**What needs to be done**
Set down, exactly as written, the lines from the top of the data to the line that holds "0.766, 0.737, 0.737];", and omit the pictures.

============

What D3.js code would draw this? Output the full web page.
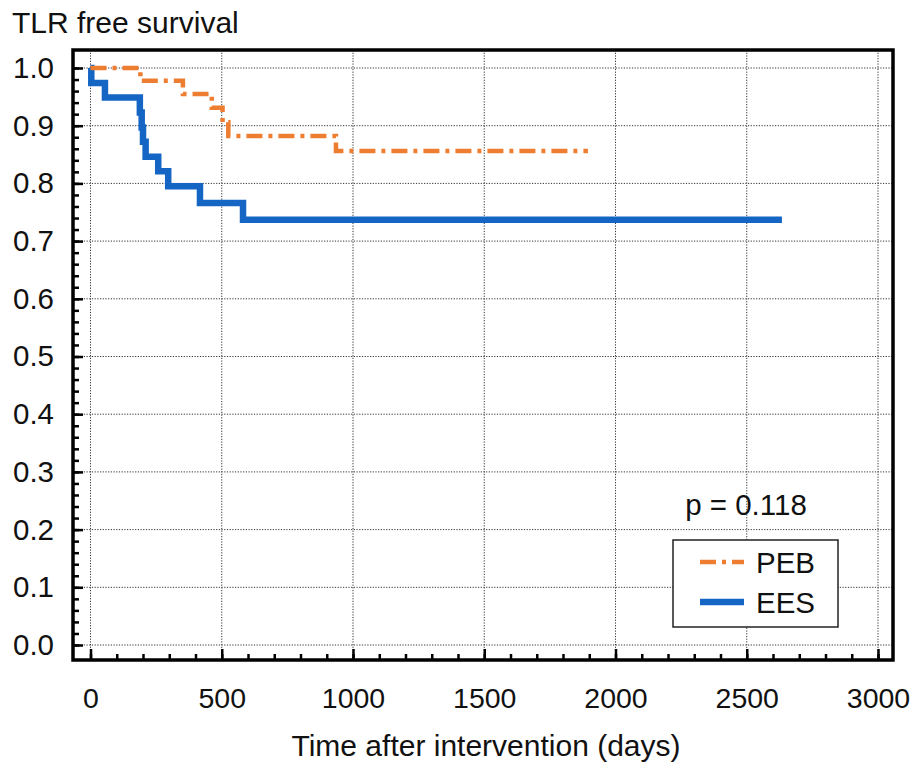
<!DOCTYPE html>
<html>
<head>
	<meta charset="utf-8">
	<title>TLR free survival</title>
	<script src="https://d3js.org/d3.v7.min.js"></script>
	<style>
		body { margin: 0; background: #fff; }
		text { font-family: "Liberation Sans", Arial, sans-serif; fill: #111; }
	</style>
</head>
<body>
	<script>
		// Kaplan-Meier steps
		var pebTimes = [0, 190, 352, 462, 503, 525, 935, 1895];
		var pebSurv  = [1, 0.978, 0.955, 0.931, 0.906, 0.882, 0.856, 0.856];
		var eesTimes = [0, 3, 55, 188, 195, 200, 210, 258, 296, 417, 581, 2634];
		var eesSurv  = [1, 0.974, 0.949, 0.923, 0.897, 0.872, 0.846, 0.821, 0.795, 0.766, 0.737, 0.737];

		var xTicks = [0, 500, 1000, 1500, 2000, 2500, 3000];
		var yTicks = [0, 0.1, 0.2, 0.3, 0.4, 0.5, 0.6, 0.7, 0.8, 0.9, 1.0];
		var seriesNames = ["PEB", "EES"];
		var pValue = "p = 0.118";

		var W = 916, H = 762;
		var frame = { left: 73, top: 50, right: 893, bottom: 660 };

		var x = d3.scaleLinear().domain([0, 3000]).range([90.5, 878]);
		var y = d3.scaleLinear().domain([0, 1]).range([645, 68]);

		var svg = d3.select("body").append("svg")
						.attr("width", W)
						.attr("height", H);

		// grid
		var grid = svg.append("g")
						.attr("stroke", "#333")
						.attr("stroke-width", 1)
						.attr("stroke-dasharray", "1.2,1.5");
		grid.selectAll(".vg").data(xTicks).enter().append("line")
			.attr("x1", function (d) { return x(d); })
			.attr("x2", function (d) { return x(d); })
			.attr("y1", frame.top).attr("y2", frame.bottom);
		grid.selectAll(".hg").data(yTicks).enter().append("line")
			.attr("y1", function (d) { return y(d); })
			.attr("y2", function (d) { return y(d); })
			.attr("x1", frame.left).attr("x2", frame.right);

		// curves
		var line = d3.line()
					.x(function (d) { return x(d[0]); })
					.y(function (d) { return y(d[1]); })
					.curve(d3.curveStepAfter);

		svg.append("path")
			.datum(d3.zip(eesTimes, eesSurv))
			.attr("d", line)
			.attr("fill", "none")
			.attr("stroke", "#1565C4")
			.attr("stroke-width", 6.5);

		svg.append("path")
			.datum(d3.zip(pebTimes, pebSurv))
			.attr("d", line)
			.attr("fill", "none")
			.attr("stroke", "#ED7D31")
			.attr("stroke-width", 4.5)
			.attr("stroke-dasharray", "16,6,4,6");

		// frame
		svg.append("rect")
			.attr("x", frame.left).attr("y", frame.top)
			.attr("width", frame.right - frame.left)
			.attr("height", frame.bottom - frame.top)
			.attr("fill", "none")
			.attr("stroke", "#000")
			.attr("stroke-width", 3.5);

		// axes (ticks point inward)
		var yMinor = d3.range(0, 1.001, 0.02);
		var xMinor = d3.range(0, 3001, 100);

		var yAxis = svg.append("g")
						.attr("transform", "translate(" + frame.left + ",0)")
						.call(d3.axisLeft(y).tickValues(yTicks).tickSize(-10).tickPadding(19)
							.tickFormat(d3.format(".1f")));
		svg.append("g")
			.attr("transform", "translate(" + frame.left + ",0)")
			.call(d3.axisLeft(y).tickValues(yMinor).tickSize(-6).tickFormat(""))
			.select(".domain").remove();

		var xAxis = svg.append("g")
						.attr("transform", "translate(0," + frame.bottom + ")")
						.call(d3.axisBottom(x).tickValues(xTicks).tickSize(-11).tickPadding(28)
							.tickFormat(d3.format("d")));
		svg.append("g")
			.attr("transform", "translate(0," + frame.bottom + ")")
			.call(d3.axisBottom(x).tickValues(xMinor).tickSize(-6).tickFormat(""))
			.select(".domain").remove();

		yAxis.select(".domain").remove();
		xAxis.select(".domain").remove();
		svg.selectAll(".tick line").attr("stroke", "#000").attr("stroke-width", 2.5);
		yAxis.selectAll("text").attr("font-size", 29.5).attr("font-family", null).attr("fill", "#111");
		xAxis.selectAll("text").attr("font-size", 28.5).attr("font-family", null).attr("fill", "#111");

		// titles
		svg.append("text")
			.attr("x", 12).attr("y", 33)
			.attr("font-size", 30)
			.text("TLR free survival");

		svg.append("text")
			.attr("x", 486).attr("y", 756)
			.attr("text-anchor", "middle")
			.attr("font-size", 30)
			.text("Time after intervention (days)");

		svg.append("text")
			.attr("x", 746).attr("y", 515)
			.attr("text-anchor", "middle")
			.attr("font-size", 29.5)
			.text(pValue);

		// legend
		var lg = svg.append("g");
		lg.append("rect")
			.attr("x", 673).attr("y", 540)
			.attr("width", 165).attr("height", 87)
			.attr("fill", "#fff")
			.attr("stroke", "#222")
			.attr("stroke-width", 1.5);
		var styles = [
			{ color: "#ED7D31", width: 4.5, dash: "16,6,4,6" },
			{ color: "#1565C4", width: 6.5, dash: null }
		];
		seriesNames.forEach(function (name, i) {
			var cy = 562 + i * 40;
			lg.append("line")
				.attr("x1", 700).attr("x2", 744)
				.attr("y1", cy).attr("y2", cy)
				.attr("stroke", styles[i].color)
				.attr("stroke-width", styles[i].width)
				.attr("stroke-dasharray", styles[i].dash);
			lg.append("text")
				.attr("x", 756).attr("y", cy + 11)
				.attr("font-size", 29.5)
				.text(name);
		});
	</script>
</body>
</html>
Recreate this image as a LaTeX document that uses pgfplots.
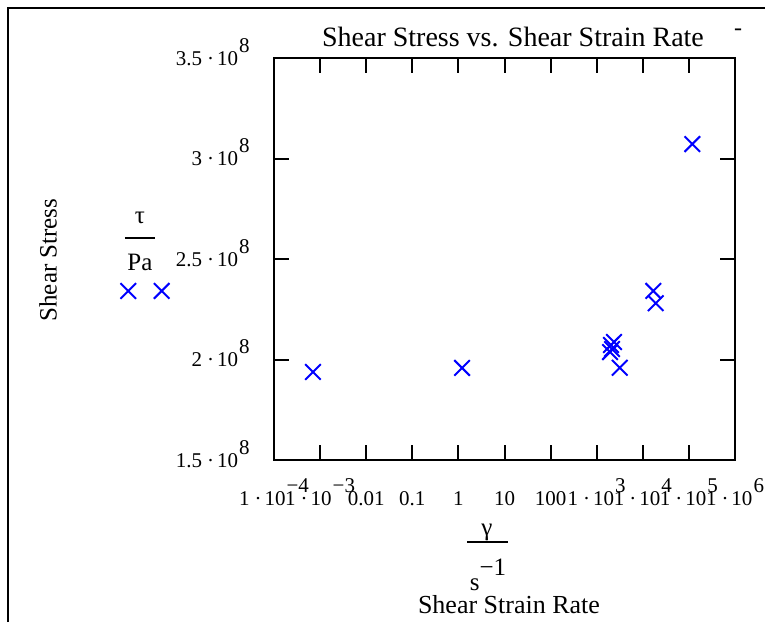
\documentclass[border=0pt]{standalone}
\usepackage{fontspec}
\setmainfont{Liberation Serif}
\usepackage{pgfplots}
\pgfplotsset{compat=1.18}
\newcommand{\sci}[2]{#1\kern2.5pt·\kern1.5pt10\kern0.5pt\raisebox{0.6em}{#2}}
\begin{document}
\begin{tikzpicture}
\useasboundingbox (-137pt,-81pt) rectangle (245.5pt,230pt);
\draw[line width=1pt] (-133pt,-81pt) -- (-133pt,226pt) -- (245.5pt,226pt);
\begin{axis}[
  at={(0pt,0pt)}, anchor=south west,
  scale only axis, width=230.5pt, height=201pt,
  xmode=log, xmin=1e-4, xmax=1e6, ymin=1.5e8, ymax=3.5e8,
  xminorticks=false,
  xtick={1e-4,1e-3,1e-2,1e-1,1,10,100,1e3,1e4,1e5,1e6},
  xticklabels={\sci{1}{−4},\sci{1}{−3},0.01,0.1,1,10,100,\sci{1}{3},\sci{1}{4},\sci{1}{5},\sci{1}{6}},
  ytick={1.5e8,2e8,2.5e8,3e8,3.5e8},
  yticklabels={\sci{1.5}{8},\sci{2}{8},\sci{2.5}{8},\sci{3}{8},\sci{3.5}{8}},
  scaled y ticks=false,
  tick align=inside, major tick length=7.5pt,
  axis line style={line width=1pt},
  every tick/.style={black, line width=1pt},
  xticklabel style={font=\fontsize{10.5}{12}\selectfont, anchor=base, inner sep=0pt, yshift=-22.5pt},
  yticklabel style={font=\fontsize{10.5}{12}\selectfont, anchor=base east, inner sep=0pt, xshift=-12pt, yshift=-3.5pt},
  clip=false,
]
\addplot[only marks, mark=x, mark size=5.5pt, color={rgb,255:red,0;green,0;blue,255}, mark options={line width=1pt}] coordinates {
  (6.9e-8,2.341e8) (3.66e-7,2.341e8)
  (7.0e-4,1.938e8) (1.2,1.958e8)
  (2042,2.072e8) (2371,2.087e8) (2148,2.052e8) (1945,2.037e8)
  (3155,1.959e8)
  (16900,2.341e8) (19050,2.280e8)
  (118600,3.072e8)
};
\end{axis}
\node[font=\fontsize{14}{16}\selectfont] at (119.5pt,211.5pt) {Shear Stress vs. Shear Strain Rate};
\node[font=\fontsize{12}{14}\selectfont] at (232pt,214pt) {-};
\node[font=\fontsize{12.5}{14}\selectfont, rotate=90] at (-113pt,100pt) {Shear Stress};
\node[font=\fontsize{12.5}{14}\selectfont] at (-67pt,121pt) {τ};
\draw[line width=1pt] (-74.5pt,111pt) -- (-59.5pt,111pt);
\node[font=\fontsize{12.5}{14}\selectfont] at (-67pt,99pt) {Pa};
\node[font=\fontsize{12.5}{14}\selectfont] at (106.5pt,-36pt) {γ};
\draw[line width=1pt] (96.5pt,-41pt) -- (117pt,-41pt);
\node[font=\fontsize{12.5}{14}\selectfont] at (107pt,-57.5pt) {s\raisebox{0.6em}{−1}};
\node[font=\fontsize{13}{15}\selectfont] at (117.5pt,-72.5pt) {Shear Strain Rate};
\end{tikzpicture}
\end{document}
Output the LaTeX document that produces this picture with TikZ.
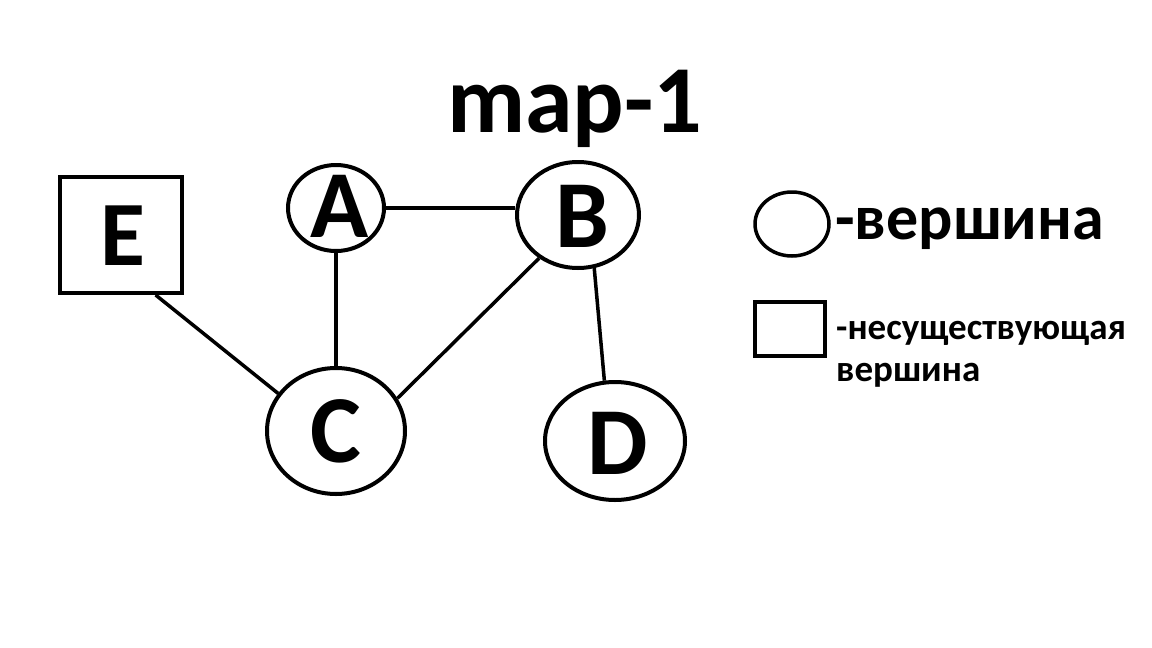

============

**Solution to this problem**
What D3.js code would draw this? Output the full web page.
<!DOCTYPE html>
<html>
<head>
	<meta charset="utf-8">
	<title>TLR free survival</title>
	<script src="https://d3js.org/d3.v7.min.js"></script>
	<style>
		body { margin: 0; background: #fff; }
		text { font-family: "Liberation Sans", Arial, sans-serif; fill: #111; }
	</style>
</head>
<body>
	<script>
		// Kaplan-Meier steps
		var pebTimes = [0, 190, 352, 462, 503, 525, 935, 1895];
		var pebSurv  = [1, 0.978, 0.955, 0.931, 0.906, 0.882, 0.856, 0.856];
		var eesTimes = [0, 3, 55, 188, 195, 200, 210, 258, 296, 417, 581, 2634];
		var eesSurv  = [1, 0.974, 0.949, 0.923, 0.897, 0.872, 0.846, 0.821, 0.795, 0.766, 0.737, 0.737];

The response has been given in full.